PARM is a deep learning model that predicts the promoter activity from the DNA sequence itself. We trained PARM on a specific type of MPRA data that allows it to predict cell-specific promoter activity in a lightweight and fast manner.

In addition to developing PARM together with my colleagues, I was responsible for performing a plethora of computational experiments with PARM to test hypotheses on transcription factors biology. I was also responsible for publishing PARM as a Bioconda package and maintaining the codebase.

Primetime is a user-friendly pipeline for analyzing transcription factor (TF) prime reporter data. My colleague developed a robust method to quantitatively detect the activity of TFs, and I developed primetime to follow this new technology.

Primetime is a snakemake pipeline that automates the processing of sequencing data, including barcode counting, clustering, annotation, and differential TF activity analysis across experimental conditions.

Domainogram is a type of plot that shows statistical differences in nuclear lamina interactions between two conditions using pA-DamID data. I've done a rework in the original code. My version is based on ggplot2 to make it more flexible and easier to use.

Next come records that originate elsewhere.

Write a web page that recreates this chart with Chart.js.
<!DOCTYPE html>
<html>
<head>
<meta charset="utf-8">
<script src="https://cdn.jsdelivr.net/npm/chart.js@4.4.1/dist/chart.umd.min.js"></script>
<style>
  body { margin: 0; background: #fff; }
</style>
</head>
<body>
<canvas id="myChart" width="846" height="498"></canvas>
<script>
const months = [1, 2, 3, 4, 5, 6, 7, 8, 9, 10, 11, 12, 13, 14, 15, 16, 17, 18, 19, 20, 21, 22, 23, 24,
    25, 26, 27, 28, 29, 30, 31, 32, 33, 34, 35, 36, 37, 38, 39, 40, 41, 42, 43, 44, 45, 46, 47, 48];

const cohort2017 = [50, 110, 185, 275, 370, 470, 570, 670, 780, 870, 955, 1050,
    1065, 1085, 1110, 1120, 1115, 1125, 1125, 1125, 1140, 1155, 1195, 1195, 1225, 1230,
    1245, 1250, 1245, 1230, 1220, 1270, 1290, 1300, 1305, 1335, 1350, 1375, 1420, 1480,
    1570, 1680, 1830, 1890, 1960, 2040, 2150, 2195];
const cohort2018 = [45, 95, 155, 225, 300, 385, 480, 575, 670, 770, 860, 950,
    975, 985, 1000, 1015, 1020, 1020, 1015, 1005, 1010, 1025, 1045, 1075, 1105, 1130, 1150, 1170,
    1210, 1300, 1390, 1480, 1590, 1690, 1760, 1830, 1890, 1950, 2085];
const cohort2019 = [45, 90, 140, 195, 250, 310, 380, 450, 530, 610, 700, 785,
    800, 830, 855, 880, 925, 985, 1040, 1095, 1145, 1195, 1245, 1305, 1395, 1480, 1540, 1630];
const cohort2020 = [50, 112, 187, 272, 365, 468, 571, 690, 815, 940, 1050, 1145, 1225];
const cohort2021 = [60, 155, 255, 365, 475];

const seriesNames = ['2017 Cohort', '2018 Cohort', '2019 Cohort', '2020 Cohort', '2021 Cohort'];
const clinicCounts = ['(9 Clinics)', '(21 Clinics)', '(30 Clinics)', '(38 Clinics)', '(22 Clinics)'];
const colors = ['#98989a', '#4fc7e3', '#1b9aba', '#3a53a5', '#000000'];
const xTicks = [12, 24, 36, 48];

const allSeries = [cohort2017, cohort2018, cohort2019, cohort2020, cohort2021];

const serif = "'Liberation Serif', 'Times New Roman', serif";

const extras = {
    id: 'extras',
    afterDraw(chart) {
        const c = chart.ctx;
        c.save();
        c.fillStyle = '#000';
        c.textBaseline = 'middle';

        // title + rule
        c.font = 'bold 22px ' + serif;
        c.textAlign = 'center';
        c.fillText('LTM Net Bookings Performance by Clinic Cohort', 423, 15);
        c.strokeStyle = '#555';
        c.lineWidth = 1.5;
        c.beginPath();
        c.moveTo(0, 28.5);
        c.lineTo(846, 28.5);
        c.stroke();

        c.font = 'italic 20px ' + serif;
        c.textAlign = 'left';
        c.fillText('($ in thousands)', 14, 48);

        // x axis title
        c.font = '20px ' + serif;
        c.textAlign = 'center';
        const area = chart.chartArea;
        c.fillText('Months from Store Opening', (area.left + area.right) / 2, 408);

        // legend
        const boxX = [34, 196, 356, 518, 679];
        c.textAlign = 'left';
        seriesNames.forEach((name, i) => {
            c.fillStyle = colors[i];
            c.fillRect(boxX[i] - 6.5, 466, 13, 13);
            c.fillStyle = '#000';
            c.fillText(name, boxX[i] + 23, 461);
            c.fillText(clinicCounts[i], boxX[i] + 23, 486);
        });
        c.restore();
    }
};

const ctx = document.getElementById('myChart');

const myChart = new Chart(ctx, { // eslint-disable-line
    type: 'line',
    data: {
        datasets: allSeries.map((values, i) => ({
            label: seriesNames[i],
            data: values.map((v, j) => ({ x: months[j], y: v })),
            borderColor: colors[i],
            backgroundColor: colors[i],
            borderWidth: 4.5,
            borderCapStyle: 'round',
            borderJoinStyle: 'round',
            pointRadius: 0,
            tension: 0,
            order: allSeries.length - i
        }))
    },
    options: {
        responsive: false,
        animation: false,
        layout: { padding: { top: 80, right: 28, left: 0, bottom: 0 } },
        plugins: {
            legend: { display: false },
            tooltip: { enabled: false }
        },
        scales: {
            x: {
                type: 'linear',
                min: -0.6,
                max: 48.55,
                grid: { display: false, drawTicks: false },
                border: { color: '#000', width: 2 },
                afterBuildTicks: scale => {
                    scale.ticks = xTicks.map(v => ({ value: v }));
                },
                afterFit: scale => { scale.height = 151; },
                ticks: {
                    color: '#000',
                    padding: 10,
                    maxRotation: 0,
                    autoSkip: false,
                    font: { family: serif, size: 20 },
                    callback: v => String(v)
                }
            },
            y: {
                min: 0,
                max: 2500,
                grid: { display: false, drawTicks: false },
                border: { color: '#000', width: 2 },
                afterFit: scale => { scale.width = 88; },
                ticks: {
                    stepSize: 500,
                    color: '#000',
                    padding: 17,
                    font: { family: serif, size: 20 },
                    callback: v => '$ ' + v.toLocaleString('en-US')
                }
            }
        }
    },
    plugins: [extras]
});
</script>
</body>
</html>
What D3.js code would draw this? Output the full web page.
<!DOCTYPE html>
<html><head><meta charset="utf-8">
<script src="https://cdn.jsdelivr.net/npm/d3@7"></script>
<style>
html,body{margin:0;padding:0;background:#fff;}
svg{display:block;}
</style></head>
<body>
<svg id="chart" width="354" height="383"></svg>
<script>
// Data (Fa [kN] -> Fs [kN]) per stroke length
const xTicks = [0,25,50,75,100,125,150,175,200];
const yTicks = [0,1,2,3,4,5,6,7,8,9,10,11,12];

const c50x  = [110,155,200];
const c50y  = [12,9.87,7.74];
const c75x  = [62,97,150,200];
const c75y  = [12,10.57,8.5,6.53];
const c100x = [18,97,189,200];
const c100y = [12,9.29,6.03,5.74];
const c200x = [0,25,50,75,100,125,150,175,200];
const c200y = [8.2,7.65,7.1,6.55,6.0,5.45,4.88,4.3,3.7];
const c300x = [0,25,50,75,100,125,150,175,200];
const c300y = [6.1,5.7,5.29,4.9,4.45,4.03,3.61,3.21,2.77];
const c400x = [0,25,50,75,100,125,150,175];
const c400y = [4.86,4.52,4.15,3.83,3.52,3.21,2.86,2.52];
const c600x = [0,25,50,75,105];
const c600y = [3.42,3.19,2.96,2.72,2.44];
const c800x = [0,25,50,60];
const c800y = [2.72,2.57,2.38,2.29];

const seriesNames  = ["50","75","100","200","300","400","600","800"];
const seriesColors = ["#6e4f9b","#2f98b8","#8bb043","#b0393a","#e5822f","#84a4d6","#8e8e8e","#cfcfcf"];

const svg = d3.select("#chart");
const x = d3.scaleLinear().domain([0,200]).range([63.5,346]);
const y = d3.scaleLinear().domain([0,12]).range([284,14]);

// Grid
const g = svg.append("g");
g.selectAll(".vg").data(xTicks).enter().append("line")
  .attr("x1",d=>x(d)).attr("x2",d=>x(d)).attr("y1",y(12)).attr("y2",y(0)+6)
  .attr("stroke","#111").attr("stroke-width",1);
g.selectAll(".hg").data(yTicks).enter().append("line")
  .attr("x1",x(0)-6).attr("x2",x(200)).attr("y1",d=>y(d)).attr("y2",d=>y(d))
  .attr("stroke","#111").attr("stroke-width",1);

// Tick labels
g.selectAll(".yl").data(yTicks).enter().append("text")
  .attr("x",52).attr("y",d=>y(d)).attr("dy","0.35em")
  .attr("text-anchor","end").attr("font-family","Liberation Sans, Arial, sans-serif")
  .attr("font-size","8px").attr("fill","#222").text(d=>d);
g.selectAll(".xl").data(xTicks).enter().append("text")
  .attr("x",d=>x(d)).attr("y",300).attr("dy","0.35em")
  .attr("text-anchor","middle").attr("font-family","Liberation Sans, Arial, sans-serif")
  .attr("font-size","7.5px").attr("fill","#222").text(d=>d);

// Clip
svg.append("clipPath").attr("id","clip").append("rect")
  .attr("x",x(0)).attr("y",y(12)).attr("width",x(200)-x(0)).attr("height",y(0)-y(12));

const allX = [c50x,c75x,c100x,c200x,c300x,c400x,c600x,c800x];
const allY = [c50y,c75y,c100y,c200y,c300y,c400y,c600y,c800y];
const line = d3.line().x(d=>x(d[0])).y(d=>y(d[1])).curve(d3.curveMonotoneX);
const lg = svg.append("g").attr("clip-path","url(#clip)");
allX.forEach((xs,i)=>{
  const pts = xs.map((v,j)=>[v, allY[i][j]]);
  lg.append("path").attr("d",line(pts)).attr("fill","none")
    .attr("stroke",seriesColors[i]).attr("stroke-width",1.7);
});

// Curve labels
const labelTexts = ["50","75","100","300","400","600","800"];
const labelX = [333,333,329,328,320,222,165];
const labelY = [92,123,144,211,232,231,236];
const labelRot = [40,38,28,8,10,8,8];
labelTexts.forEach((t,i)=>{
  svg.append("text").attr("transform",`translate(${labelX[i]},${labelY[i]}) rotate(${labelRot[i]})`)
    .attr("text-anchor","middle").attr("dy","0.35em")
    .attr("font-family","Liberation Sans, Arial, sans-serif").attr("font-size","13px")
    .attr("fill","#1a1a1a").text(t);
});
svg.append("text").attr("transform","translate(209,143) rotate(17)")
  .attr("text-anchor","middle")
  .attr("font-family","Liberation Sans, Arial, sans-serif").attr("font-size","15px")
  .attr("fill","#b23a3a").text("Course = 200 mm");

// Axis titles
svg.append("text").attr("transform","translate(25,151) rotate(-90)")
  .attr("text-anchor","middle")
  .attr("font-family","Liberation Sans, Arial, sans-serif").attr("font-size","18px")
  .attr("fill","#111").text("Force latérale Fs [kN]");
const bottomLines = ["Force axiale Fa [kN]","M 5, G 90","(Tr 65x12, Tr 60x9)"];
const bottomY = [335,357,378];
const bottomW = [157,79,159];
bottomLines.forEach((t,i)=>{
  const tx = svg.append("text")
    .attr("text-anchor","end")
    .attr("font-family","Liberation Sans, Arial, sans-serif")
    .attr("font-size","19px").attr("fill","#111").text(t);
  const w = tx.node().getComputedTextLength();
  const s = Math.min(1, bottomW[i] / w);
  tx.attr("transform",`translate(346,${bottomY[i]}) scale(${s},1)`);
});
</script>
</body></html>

Also, in the paper below, we studied the mechanisms behind the nuclear lamina interaction by rearranging (deleting, inverting) the genome organization. In this context, I adapted the statistics and visualization of the domainograms to each of the new rearrangement of the genome.

CURE is a framework to curate UCE data for species-tree reconstruction. When dealing with UCE data, there are two main ways to cure the data. None of them was automated or efficiently suitable for large datasets.

Guided by my colleagues, I developed CURE to solve this problem. CURE is user-friendly and speeds up the curation process by parallelizing the steps.